# TASK REQUIREMENTS:
Write out, word for word, every line from the first one through the line that holds "const H = 525;", and nothing else; skip the pictures.

# START OF COLLECTED DATA

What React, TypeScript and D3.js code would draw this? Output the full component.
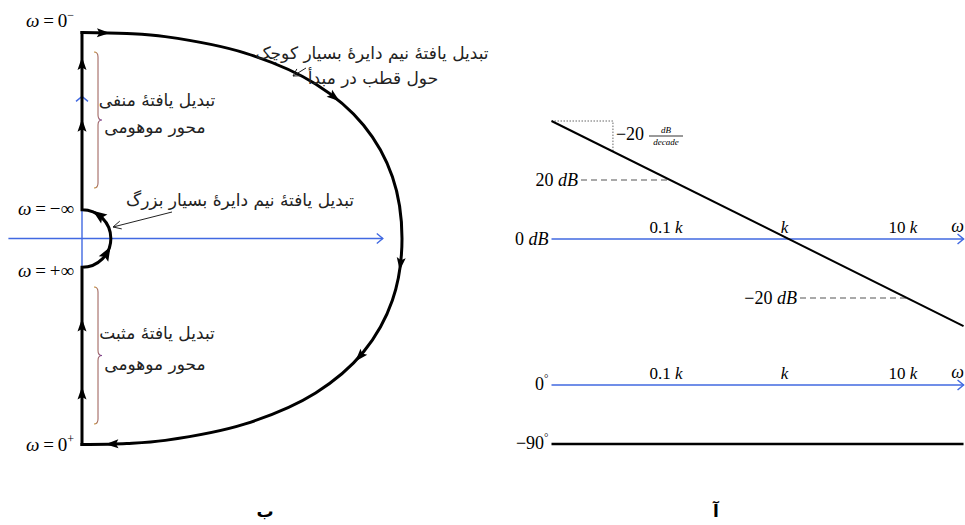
import React, { useEffect, useRef } from 'react';
import * as d3 from 'd3';

const W = 965;
const H = 525;

// ---------- Nyquist contour (real part 0..1, imaginary part -1..1) ----------
const bigArc: [number, number][] = [
  [0, 1], [0.14, 0.995], [0.26, 0.98], [0.51, 0.9], [0.73, 0.75], [0.88, 0.55], [0.97, 0.3], [1, 0],
  [0.97, -0.3], [0.88, -0.55], [0.73, -0.75], [0.51, -0.9], [0.26, -0.98], [0.14, -0.995], [0, -1],
];
const infinityIm = 0.14;
const axisArrowsIm = [0.85, 0.55, -0.42, -0.75];
const bigArcArrowFractions = [0.025, 0.31, 0.53, 0.65, 0.965];
const smallArcArrowAngles = [-55, 30];
const realAxisExtent = [-0.23, 0.94];
const imagAxisExtent = [-1, 0.69];

const omegaLabels = [
  { value: '0', sup: '−', im: 1 },
  { value: '−∞', sup: '', im: infinityIm },
  { value: '+∞', sup: '', im: -infinityIm },
  { value: '0', sup: '+', im: -1 },
];

const notes = {
  negative: ['تبدیل یافتهٔ منفی', 'محور موهومی'],
  positive: ['تبدیل یافتهٔ مثبت', 'محور موهومی'],
  large: 'تبدیل یافتهٔ نیم دایرهٔ بسیار بزرگ',
  small: ['تبدیل یافتهٔ نیم دایرهٔ بسیار کوچک', 'حول قطب در مبدأ'],
};

// ---------- Bode asymptotes (frequency as multiples of k) ----------
const omegaExtent = [0.01, 30];
const decades = [0.1, 1, 10];
const decadeLabels = ['0.1', '', '10'];
const magnitude: [number, number][] = [[0.01, 40], [30, -29.5]];
const dbMarks = [{ db: 20, w: 0.1 }, { db: -20, w: 10 }];
const slopeMark = [0.01, 0.033];
const phaseLevels = [0, -90];

const panelTitles = ['ب', 'آ'];

const BLUE = '#4169e1';
const SERIF = '"Liberation Serif", "Times New Roman", serif';
const PERSIAN = '"DejaVu Sans", sans-serif';
const THIN = '\u2009';

type Sel = d3.Selection<any, any, any, any>;

function solidHead(g: Sel, cx: number, cy: number, dx: number, dy: number, len = 13, hw = 4.5) {
  const n = Math.hypot(dx, dy);
  const ux = dx / n, uy = dy / n;
  const tx = cx + (ux * len) / 2, ty = cy + (uy * len) / 2;
  const bx = cx - (ux * len) / 2, by = cy - (uy * len) / 2;
  g.append('path')
    .attr('d', `M${tx},${ty}L${bx - uy * hw},${by + ux * hw}L${bx + ux * 2.5},${by + uy * 2.5}L${bx + uy * hw},${by - ux * hw}Z`)
    .attr('fill', '#000');
}

function openHead(g: Sel, tx: number, ty: number, dx: number, dy: number, len: number, hw: number, color: string, sw: number) {
  const n = Math.hypot(dx, dy);
  const ux = dx / n, uy = dy / n;
  const bx = tx - ux * len, by = ty - uy * len;
  g.append('path')
    .attr('d', `M${bx - uy * hw},${by + ux * hw}L${tx},${ty}L${bx + uy * hw},${by - ux * hw}`)
    .attr('fill', 'none').attr('stroke', color).attr('stroke-width', sw);
}

function brace(g: Sel, x: number, y0: number, y1: number) {
  const ym = (y0 + y1) / 2;
  const p = d3.path();
  p.moveTo(x - 4, y0);
  p.quadraticCurveTo(x, y0, x, y0 + 5);
  p.lineTo(x, ym - 5);
  p.quadraticCurveTo(x, ym, x + 4, ym);
  p.quadraticCurveTo(x, ym, x, ym + 5);
  p.lineTo(x, y1 - 5);
  p.quadraticCurveTo(x, y1, x - 4, y1);
  g.append('path').attr('d', p.toString()).attr('fill', 'none')
    .attr('stroke', 'url(#braceGrad)').attr('stroke-width', 1.1);
}

function draw(svg: Sel) {
  const defs = svg.append('defs');
  const grad = defs.append('linearGradient').attr('id', 'braceGrad').attr('x1', 0).attr('x2', 1).attr('y1', 0).attr('y2', 0);
  grad.append('stop').attr('offset', '0%').attr('stop-color', '#c8902a');
  grad.append('stop').attr('offset', '100%').attr('stop-color', '#7a3e9a');

  // ================= Nyquist panel =================
  const nq = svg.append('g');
  const re = d3.scaleLinear().domain([0, 1]).range([82, 402]);
  const im = d3.scaleLinear().domain([-1, 1]).range([444.5, 32.5]);

  // blue axes
  nq.append('line').attr('x1', re(realAxisExtent[0])).attr('x2', re(realAxisExtent[1]))
    .attr('y1', im(0)).attr('y2', im(0)).attr('stroke', BLUE).attr('stroke-width', 1.5);
  openHead(nq, re(realAxisExtent[1]), im(0), 1, 0, 6, 5, BLUE, 1.4);
  nq.append('line').attr('x1', re(0)).attr('x2', re(0))
    .attr('y1', im(imagAxisExtent[0])).attr('y2', im(imagAxisExtent[1])).attr('stroke', BLUE).attr('stroke-width', 1.4);
  openHead(nq, re(0), im(imagAxisExtent[1]), 0, -1, 5, 6, BLUE, 1.4);

  // imaginary-axis part of the contour with the small indentation
  const r = im(0) - im(infinityIm);
  const cx = re(0), cy = im(0);
  const side = d3.path();
  side.moveTo(cx, im(-1));
  side.lineTo(cx, im(-infinityIm));
  side.arc(cx, cy, r, Math.PI / 2, -Math.PI / 2, true);
  side.lineTo(cx, im(1));
  nq.append('path').attr('d', side.toString()).attr('fill', 'none')
    .attr('stroke', '#000').attr('stroke-width', 3).attr('stroke-linecap', 'square').attr('stroke-linejoin', 'miter');

  // large semicircle
  const line = d3.line<[number, number]>().x(d => re(d[0])).y(d => im(d[1])).curve(d3.curveCatmullRom.alpha(0.5));
  const arcPath = nq.append('path').attr('d', line(bigArc) as string).attr('fill', 'none')
    .attr('stroke', '#000').attr('stroke-width', 3).attr('stroke-linecap', 'square');

  const node = arcPath.node() as SVGPathElement;
  const total = node.getTotalLength();
  bigArcArrowFractions.forEach(f => {
    const l = f * total;
    const p = node.getPointAtLength(l);
    const a = node.getPointAtLength(Math.max(0, l - 1));
    const b = node.getPointAtLength(Math.min(total, l + 1));
    solidHead(nq, p.x, p.y, b.x - a.x, b.y - a.y);
  });

  axisArrowsIm.forEach(v => solidHead(nq, cx, im(v), 0, -1));

  smallArcArrowAngles.forEach(deg => {
    const t = (deg * Math.PI) / 180;
    solidHead(nq, cx + r * Math.cos(t), cy + r * Math.sin(t), Math.sin(t), -Math.cos(t), 14, 5.5);
  });

  // omega labels
  const labelDy = [-6, 5, 10, 6];
  omegaLabels.forEach((d, i) => {
    const t = nq.append('text').attr('x', cx - 8).attr('y', im(d.im) + labelDy[i])
      .attr('text-anchor', 'end').attr('font-family', SERIF).attr('font-size', 19).attr('fill', '#000');
    t.append('tspan').attr('font-style', 'italic').text('ω');
    t.append('tspan').text(THIN + '=' + THIN + d.value);
    if (d.sup) t.append('tspan').attr('font-size', 12).attr('dy', -8).text(d.sup);
  });

  // braces with notes
  brace(nq, 98, 52, 188);
  brace(nq, 98, 287, 424);
  const persian = (x: number, y: number, s: string, size = 17) =>
    nq.append('text').attr('x', x).attr('y', y).attr('text-anchor', 'middle')
      .attr('font-family', PERSIAN).attr('font-size', size).attr('fill', '#222').text(s);
  persian(157, 106, notes.negative[0]);
  persian(155, 133, notes.negative[1]);
  persian(157, 339, notes.positive[0]);
  persian(155, 370, notes.positive[1]);
  persian(240, 206, notes.large);
  persian(372, 59, notes.small[0]);
  persian(373, 84, notes.small[1]);

  // pointer arrows for notes
  nq.append('line').attr('x1', 172).attr('y1', 212).attr('x2', 113).attr('y2', 227).attr('stroke', '#222').attr('stroke-width', 1);
  openHead(nq, 113, 227, -59, 15, 8, 4, '#222', 1);
  nq.append('line').attr('x1', 306).attr('y1', 68).attr('x2', 293).attr('y2', 76).attr('stroke', '#222').attr('stroke-width', 1);
  openHead(nq, 293, 76, -13, 8, 7, 4, '#222', 1);

  // ================= Bode panel =================
  const bd = svg.append('g');
  const x = d3.scaleLog().domain([0.1, 10]).range([670, 907]);
  const db = d3.scaleLinear().domain([-20, 20]).range([298, 180]);
  const ph = d3.scaleLinear().domain([-90, 0]).range([444, 385]);

  // slope marker
  const mline = d3.line<[number, number]>().x(d => x(d[0])).y(d => db(d[1]));
  const slopeAt = (w: number) => magnitude[0][1] + ((magnitude[1][1] - magnitude[0][1]) * Math.log10(w / magnitude[0][0])) / Math.log10(magnitude[1][0] / magnitude[0][0]);
  bd.append('path')
    .attr('d', `M${x(slopeMark[0])},${db(slopeAt(slopeMark[0]))}H${x(slopeMark[1])}V${db(slopeAt(slopeMark[1]))}`)
    .attr('fill', 'none').attr('stroke', '#666').attr('stroke-width', 1).attr('stroke-dasharray', '1.5,1.5');
  bd.append('text').attr('x', x(slopeMark[1]) + 3).attr('y', 140)
    .attr('font-family', SERIF).attr('font-size', 18).text('−20');
  bd.append('text').attr('x', 666).attr('y', 133).attr('text-anchor', 'middle')
    .attr('font-family', SERIF).attr('font-style', 'italic').attr('font-size', 9).text('dB');
  bd.append('line').attr('x1', 649).attr('x2', 683).attr('y1', 136).attr('y2', 136).attr('stroke', '#000').attr('stroke-width', 0.8);
  bd.append('text').attr('x', 666).attr('y', 145).attr('text-anchor', 'middle')
    .attr('font-family', SERIF).attr('font-style', 'italic').attr('font-size', 9).text('decade');

  // dB reference lines
  dbMarks.forEach(m => {
    const y = db(m.db);
    const labelRight = m.db > 0 ? 578 : 797;
    bd.append('line').attr('x1', labelRight + 3).attr('x2', x(m.w)).attr('y1', y).attr('y2', y)
      .attr('stroke', '#555').attr('stroke-width', 1.2).attr('stroke-dasharray', '6,4');
    const t = bd.append('text').attr('x', labelRight).attr('y', y + 6).attr('text-anchor', 'end')
      .attr('font-family', SERIF).attr('font-size', 18);
    t.append('tspan').text((m.db < 0 ? '−' : '') + Math.abs(m.db) + ' ');
    t.append('tspan').attr('font-style', 'italic').text('dB');
  });

  // frequency axis with decade labels
  const axis = (y: number) => {
    bd.append('line').attr('x1', x(omegaExtent[0])).attr('x2', x(omegaExtent[1]))
      .attr('y1', y).attr('y2', y).attr('stroke', BLUE).attr('stroke-width', 1.7);
    openHead(bd, x(omegaExtent[1]), y, 1, 0, 6, 5, BLUE, 1.5);
    decades.forEach((d, i) => {
      const t = bd.append('text').attr('x', x(d) - 4).attr('y', y - 6).attr('text-anchor', 'middle')
        .attr('font-family', SERIF).attr('font-size', 17);
      if (decadeLabels[i]) t.append('tspan').text(decadeLabels[i] + ' ');
      t.append('tspan').attr('font-style', 'italic').text('k');
    });
    bd.append('text').attr('x', x(omegaExtent[1]) - 6).attr('y', y - 7).attr('text-anchor', 'middle')
      .attr('font-family', SERIF).attr('font-style', 'italic').attr('font-size', 18).text('ω');
  };
  axis(db(0));
  const t0 = bd.append('text').attr('x', x(omegaExtent[0]) - 3).attr('y', db(0) + 6).attr('text-anchor', 'end')
    .attr('font-family', SERIF).attr('font-size', 18);
  t0.append('tspan').text('0 ');
  t0.append('tspan').attr('font-style', 'italic').text('dB');

  // magnitude asymptote
  bd.append('path').attr('d', mline(magnitude) as string).attr('fill', 'none')
    .attr('stroke', '#000').attr('stroke-width', 2);

  // phase plot
  axis(ph(phaseLevels[0]));
  bd.append('line').attr('x1', x(omegaExtent[0])).attr('x2', x(omegaExtent[1]))
    .attr('y1', ph(phaseLevels[1])).attr('y2', ph(phaseLevels[1])).attr('stroke', '#000').attr('stroke-width', 2.5);
  phaseLevels.forEach(p => {
    const t = bd.append('text').attr('x', x(omegaExtent[0]) - 3).attr('y', ph(p) + 5).attr('text-anchor', 'end')
      .attr('font-family', SERIF).attr('font-size', 18);
    t.append('tspan').text((p < 0 ? '−' : '') + Math.abs(p));
    t.append('tspan').attr('font-size', 11).attr('dy', -8).text('°');
  });

  // panel titles
  [265, 716].forEach((px, i) => {
    svg.append('text').attr('x', px).attr('y', 517).attr('text-anchor', 'middle')
      .attr('font-family', PERSIAN).attr('font-weight', 'bold').attr('font-size', 17).text(panelTitles[i]);
  });
}

export default function App() {
  const ref = useRef<SVGSVGElement>(null);
  useEffect(() => {
    const svg = d3.select(ref.current);
    svg.selectAll('*').remove();
    draw(svg);
  }, []);
  return (
    <svg ref={ref} width={W} height={H}
      style={{ position: 'absolute', left: 0, top: 0, background: '#fff', display: 'block' }} />
  );
}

# END OF COLLECTED DATA

# SOLUTION:
What React, TypeScript and D3.js code would draw this? Output the full component.
import React, { useEffect, useRef } from 'react';
import * as d3 from 'd3';

const W = 965;
const H = 525;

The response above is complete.